No Capacity IV: Awkward outcomes follow. Higher prices and less demand. It’s already clear in US car sales. New vehicle consumer prices surged to an annual inflation rate of 18%. Since 1955, vehicle inflation has never been above 8%. Today’s situation is beyond an outlier. It’s a new order, and requires fresh thinking, alternative analyses. And total vehicle sales have slumped severely to an annualized rate of 14.5mm units. That was the volume of sales in three of the past four recessions – the exception being the 2001 downturn when sales were substantially stronger than now.

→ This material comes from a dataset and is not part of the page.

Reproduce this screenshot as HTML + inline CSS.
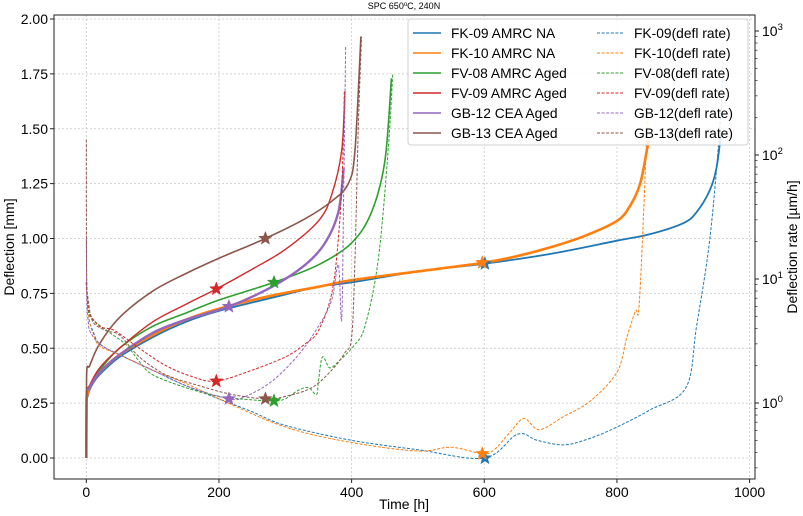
<!DOCTYPE html>
<html><head><meta charset="utf-8"><style>
html,body{margin:0;padding:0;background:#fff;}
svg{display:block;font-family:"Liberation Sans","DejaVu Sans",sans-serif;}
</style></head><body>
<svg id="chart" width="803" height="516" viewBox="0 0 803 516" xmlns="http://www.w3.org/2000/svg">
<defs><clipPath id="plotclip"><rect x="54" y="15" width="701" height="464"/></clipPath></defs>
<rect x="0" y="0" width="803" height="516" fill="#fff"/>
<text x="404" y="9" font-size="9" text-anchor="middle">SPC 650<tspan font-size="6" dy="-3">o</tspan><tspan dy="3">C, 240N</tspan></text>
<g id="grid"></g>
<g id="series" clip-path="url(#plotclip)"></g>
<rect x="54" y="15" width="701" height="464" fill="none" stroke="#222" stroke-width="1"/>
<g id="axes"></g>
<text x="404" y="509" font-size="14" text-anchor="middle">Time [h]</text>
<text transform="translate(14,247) rotate(-90)" font-size="14" text-anchor="middle">Deflection [mm]</text>
<text transform="translate(797,247) rotate(-90)" font-size="14" text-anchor="middle">Deflection rate [µm/h]</text>
<g id="legend"></g>
</svg>
<script>
// ---- data ----
const xTicks = [0,200,400,600,800,1000];
const yTicks = [0,0.25,0.5,0.75,1.0,1.25,1.5,1.75,2.0];
const yTickLabels = ["0.00","0.25","0.50","0.75","1.00","1.25","1.50","1.75","2.00"];
const rTicks = [1,10,100,1000];
const rTickExps = ["0","1","2","3"];
const seriesNames = ["FK-09 AMRC NA","FK-10 AMRC NA","FV-08 AMRC Aged","FV-09 AMRC Aged","GB-12 CEA Aged","GB-13 CEA Aged"];
const rateNames = ["FK-09(defl rate)","FK-10(defl rate)","FV-08(defl rate)","FV-09(defl rate)","GB-12(defl rate)","GB-13(defl rate)"];
const colors = ["#1f77b4","#ff7f0e","#2ca02c","#d62728","#9467bd","#8c564b"];

const fk09T = [0,0.5,2,5,10,20,50,100,150,200,280,350,400,500,600,700,800,850,900,920,940,950,957];
const fk09D = [0,0.25,0.28,0.31,0.34,0.38,0.46,0.55,0.62,0.67,0.73,0.78,0.80,0.85,0.885,0.93,0.99,1.02,1.07,1.12,1.22,1.32,1.48];
const fk10T = [0,0.5,2,5,10,20,50,100,150,200,280,350,400,500,600,650,700,750,800,820,835,845,848];
const fk10D = [0,0.26,0.29,0.32,0.35,0.39,0.47,0.56,0.63,0.68,0.74,0.78,0.81,0.85,0.89,0.92,0.96,1.01,1.08,1.15,1.25,1.40,1.45];
const fv08T = [0,0.5,5,20,50,100,150,200,283,350,400,430,450,460];
const fv08D = [0,0.28,0.33,0.40,0.50,0.60,0.66,0.72,0.80,0.88,0.98,1.12,1.35,1.73];
const fv09T = [0,0.5,5,20,50,100,150,196,250,300,350,370,385,390];
const fv09D = [0,0.28,0.33,0.41,0.50,0.62,0.70,0.77,0.86,0.95,1.08,1.20,1.40,1.67];
const gb12T = [0,0.5,5,20,50,100,150,215,280,330,360,380,388];
const gb12D = [0,0.28,0.32,0.39,0.47,0.57,0.63,0.69,0.78,0.88,0.98,1.12,1.32];
const gb13T = [0,0.5,5,20,50,100,150,200,270,330,370,395,405,414];
const gb13D = [0,0.38,0.42,0.52,0.64,0.76,0.84,0.91,1.00,1.09,1.17,1.25,1.40,1.92];

const fk09RT = [0,2,5,10,20,50,100,150,200,250,300,400,500,600,650,680,720,760,800,850,904,920,940,955,960];
const fk09R = [9.39,6.25,4.51,3.83,3.0,2.45,1.84,1.38,1.08,0.85,0.66,0.50,0.42,0.36,0.56,0.50,0.46,0.52,0.64,0.88,1.33,4.15,21,163,553];
const fk10RT = [0,2,5,10,20,50,100,150,200,300,400,500,550,597,615,640,660,683,720,760,800,815,828,833,840,848];
const fk10R = [9.39,6.25,4.51,3.67,2.88,2.45,1.84,1.44,1.08,0.64,0.48,0.41,0.44,0.39,0.42,0.59,0.75,0.61,0.78,1.04,1.77,3.39,5.53,5.75,31.9,433];
const fv08RT = [0,2,5,16,35,60,80,100,150,200,250,283,300,320,335,347,350,356,367,380,403,420,440,455,462];
const fv08R = [9.39,6.25,5.09,4.40,3.70,2.95,2.16,1.69,1.33,1.13,1.06,1.04,1.08,1.27,1.33,1.17,1.50,2.35,1.92,2.16,2.88,4.15,14.1,108,451];
const fv09RT = [0,2,5,20,43,80,120,160,196,250,300,330,350,370,380,386,389];
const fv09R = [9.39,6.77,5.31,4.15,3.83,2.76,2.0,1.63,1.50,1.84,2.35,3.0,3.83,7.66,21.2,72,325];
const gb12RT = [0,1,3,5,20,50,100,150,215,240,280,320,350,370,380,385,388,391];
const gb12R = [21.2,6.25,4.51,3.83,3.0,2.45,1.84,1.38,1.08,1.13,1.50,2.45,4.15,6.77,13.0,4.69,47.9,766];
const gb13RT = [0,0.5,3,10,30,50,80,120,170,220,270,300,340,370,390,400,405,410,415];
const gb13R = [133,11.5,6.77,4.51,3.83,3.53,2.35,1.69,1.38,1.17,1.08,1.13,1.33,1.84,2.55,3.39,14.1,163,902];

const starT = [601,597,283,196,215,270];
const starD = [0.885,0.89,0.80,0.77,0.69,1.00];
const starRT = [601,597,283,196,215,270];
const starR = [0.36,0.39,1.04,1.50,1.08,1.08];

// ---- axes ----
const NS="http://www.w3.org/2000/svg";
function xS(t){return 86.3+0.6633*t;}
function yL(v){return 458-219.5*v;}
function yR(r){return 403-124*Math.log10(r);}
function mk(tag,attrs,parent){const e=document.createElementNS(NS,tag);for(const k in attrs)e.setAttribute(k,attrs[k]);parent.appendChild(e);return e;}
const grid=document.getElementById('grid'),axes=document.getElementById('axes'),ser=document.getElementById('series'),leg=document.getElementById('legend');

xTicks.forEach(t=>{
  const g=mk('line',{x1:xS(t),x2:xS(t),y1:15,y2:479,stroke:'#c8c8c8','stroke-width':0.8,'stroke-dasharray':'2,2'},grid);
  
  
  const tk=mk('line',{x1:xS(t),x2:xS(t),y1:479,y2:483,stroke:'#222'},axes);
  
  
  const lb=mk('text',{x:xS(t),y:497,'font-size':14,'text-anchor':'middle'},axes);
  lb.textContent=t;
  
  
});
yTicks.forEach((v,i)=>{
  const g=mk('line',{x1:54,x2:755,y1:yL(v),y2:yL(v),stroke:'#c8c8c8','stroke-width':0.8,'stroke-dasharray':'2,2'},grid);
  
  
  const tk=mk('line',{x1:50,x2:54,y1:yL(v),y2:yL(v),stroke:'#222'},axes);
  
  
  const lb=mk('text',{x:48,y:yL(v)+5,'font-size':14,'text-anchor':'end'},axes);
  lb.textContent=yTickLabels[i];
  
  
});
rTicks.forEach((r,i)=>{
  const tk=mk('line',{x1:755,x2:759,y1:yR(r),y2:yR(r),stroke:'#222'},axes);
  
  
  const lb=mk('text',{x:762,y:yR(r)+5,'font-size':14},axes);
  lb.innerHTML='10<tspan font-size="9.5" dy="-6">'+rTickExps[i]+'</tspan>';
  
  
});
for(let d=-1;d<=3;d++){for(let m=2;m<=9;m++){const r=m*Math.pow(10,d);const y=yR(r);if(y<15||y>479)continue;
  const tk=mk('line',{x1:755,x2:757.5,y1:y,y2:y,stroke:'#222','stroke-width':0.7},axes);
  
  
}}

function pathFrom(ts,vs,yf){
  const p=ts.map((t,i)=>[xS(t),yf(vs[i])]);
  let d='M'+p[0][0].toFixed(2)+','+p[0][1].toFixed(2);
  for(let i=0;i<p.length-1;i++){
    const p0=p[i-1]||p[i],p1=p[i],p2=p[i+1],p3=p[i+2]||p2;
    const k=1/6;
    let c1=[p1[0]+(p2[0]-p0[0])*k,p1[1]+(p2[1]-p0[1])*k];
    let c2=[p2[0]-(p3[0]-p1[0])*k,p2[1]-(p3[1]-p1[1])*k];
    c1[0]=Math.min(Math.max(c1[0],p1[0]),p2[0]);c2[0]=Math.min(Math.max(c2[0],p1[0]),p2[0]);
    d+=' C'+c1[0].toFixed(2)+','+c1[1].toFixed(2)+' '+c2[0].toFixed(2)+','+c2[1].toFixed(2)+' '+p2[0].toFixed(2)+','+p2[1].toFixed(2);
  }
  return d;
}
function star(cx,cy,R,col,parent){
  let pts=[];for(let i=0;i<10;i++){const a=-Math.PI/2+i*Math.PI/5;const rr=i%2?R*0.42:R;pts.push((cx+rr*Math.cos(a)).toFixed(2)+','+(cy+rr*Math.sin(a)).toFixed(2));}
  return mk('polygon',{points:pts.join(' '),fill:col,stroke:col,'stroke-width':0.5},parent);
}

const solids=[[fk09T,fk09D],[fk10T,fk10D],[fv08T,fv08D],[fv09T,fv09D],[gb12T,gb12D],[gb13T,gb13D]];
const widths=[1.8,2.6,1.6,1.4,2.4,1.6];
const rates=[[fk09RT,fk09R],[fk10RT,fk10R],[fv08RT,fv08R],[fv09RT,fv09R],[gb12RT,gb12R],[gb13RT,gb13R]];
const solidNames=['fk09-deflection-line','fk10-deflection-line','fv08-deflection-line','fv09-deflection-line','gb12-deflection-line','gb13-deflection-line'];
const rateNamesK=['fk09-rate-line','fk10-rate-line','fv08-rate-line','fv09-rate-line','gb12-rate-line','gb13-rate-line'];

solids.forEach((s,i)=>{
  const p=mk('path',{d:pathFrom(s[0],s[1],yL),fill:'none',stroke:colors[i],'stroke-width':widths[i],'stroke-linejoin':'round'},ser);
  
  
});
solids.forEach((s,i)=>{
  const st=star(xS(starT[i]),yL(starD[i]),7,colors[i],ser);
  
  
});
rates.forEach((s,i)=>{
  const p=mk('path',{d:pathFrom(s[0],s[1],yR),fill:'none',stroke:colors[i],'stroke-width':1,'stroke-dasharray':'3,1.6'},ser);
  
  
});
rates.forEach((s,i)=>{
  const st=star(xS(starRT[i]),yR(starR[i]),7,colors[i],ser);
  
  
});

// legend
const box=mk('rect',{x:408,y:19,width:340,height:126,rx:3,fill:'#fff','fill-opacity':0.85,stroke:'#d0d0d0'},leg);


seriesNames.forEach((n,i)=>{
  const y=33+i*20;
  const l=mk('line',{x1:413,x2:441,y1:y,y2:y,stroke:colors[i],'stroke-width':1.5},leg);
  
  
  const t=mk('text',{x:451,y:y+5,'font-size':13.8},leg);
  t.textContent=n;
  
  
  const l2=mk('line',{x1:597,x2:623,y1:y,y2:y,stroke:colors[i],'stroke-width':1,'stroke-dasharray':'3,1.6'},leg);
  
  
  const t2=mk('text',{x:634,y:y+5,'font-size':13.8},leg);
  t2.textContent=rateNames[i];
  
  
});
</script>
</body></html>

Rand's Cure: There’s no doubt in the power of market forces to adjust incentives to solve these problems. Equally, consumers and governments will be forced into harsh changes in behavior. Austerity may not be welcomed any longer in elite policy circles. But orthodoxy is being imposed nevertheless, by market forces.

Anecdote: No one rang the bell. No one ever does. So, we’ll never know precisely when globalization peaked, in part because it’s not exactly clear what that even means. But global trade volume as a percentage of global GDP rose inexorably throughout our lifetimes, and then topped out around 60% in 2008. We have yet to reclaim those heights. Perhaps that was the high. So much has happened in the fourteen years since, and it’s probably safe to assume that the extraordinary policies put in place during this time were part of a natural process to sustain an infinitely complex global system that was shifting from one macro megatrend to its opposite. So now that globalization has turned to de-globalization, we are left to wonder what it will lead to. It is a hard thing to do. We’ve spent our lifetimes in a world dominated by the former, so it is difficult to envision the latter. Many things we assume to be permanent features of how the world operates are, more likely, the result of increasing integration, globalization. More cycle than science. For my whole life, as wages rose in the US, CEOs raced to scour the planet for cheaper labor. From one cycle to the next, higher real wages therefore led to downward wage pressure. Mean reversion. If food prices rose, Brazilians cleared more rainforest, Russians mined more potash, farmers bought more fertilizer, and shippers built more ships to move inputs and outputs from producers to consumers. Mean reversion. But should we assume this is how the world works in a period of de-globalization? In a world where nations prioritize redundancy over efficiency, what if higher wages lead to stronger bargaining power of labor? Higher unionization? And what if shortages of food and fertilizer lead nations to hoard these vital inputs at a rate that exceeds the ability of capacity-constrained private companies to make more? What then becomes the political reaction function? Such dynamics appear to be taking hold. Now map this across the entire global economy. Consider the vast political repercussions. We may soon discover that de-globalization produces the opposite of mean reversion.

Good luck out there,

Eric Peters

Chief Investment Officer

One River Asset Management

Disclaimer: All characters and events contained herein are entirely fictional. Even those things that appear based on real people and actual events are products of the author’s imagination. Any similarity is merely coincidental. The numbers are unreliable. The statistics too. Consequently, this message does not contain any investment recommendation, advice, or solicitation of any sort for any product, fund or service. The views expressed are strictly those of the author, even if often times they are not actually views held by the author, or directly contradict those views genuinely held by the author. And the views may certainly differ from those of any firm or person that the author may advise, drink with, or otherwise be associated with. Lastly, any inappropriate language, innuendo or dark humor contained herein is not specifically intended to offend the reader. And besides, nothing could possibly be more offensive than the real-life actions of the inept policy makers, corrupt elected leaders and short, paranoid dictators who infest our little planet. Yet we suffer their indignities every day. Oh yeah, past performance is not indicative of future returns.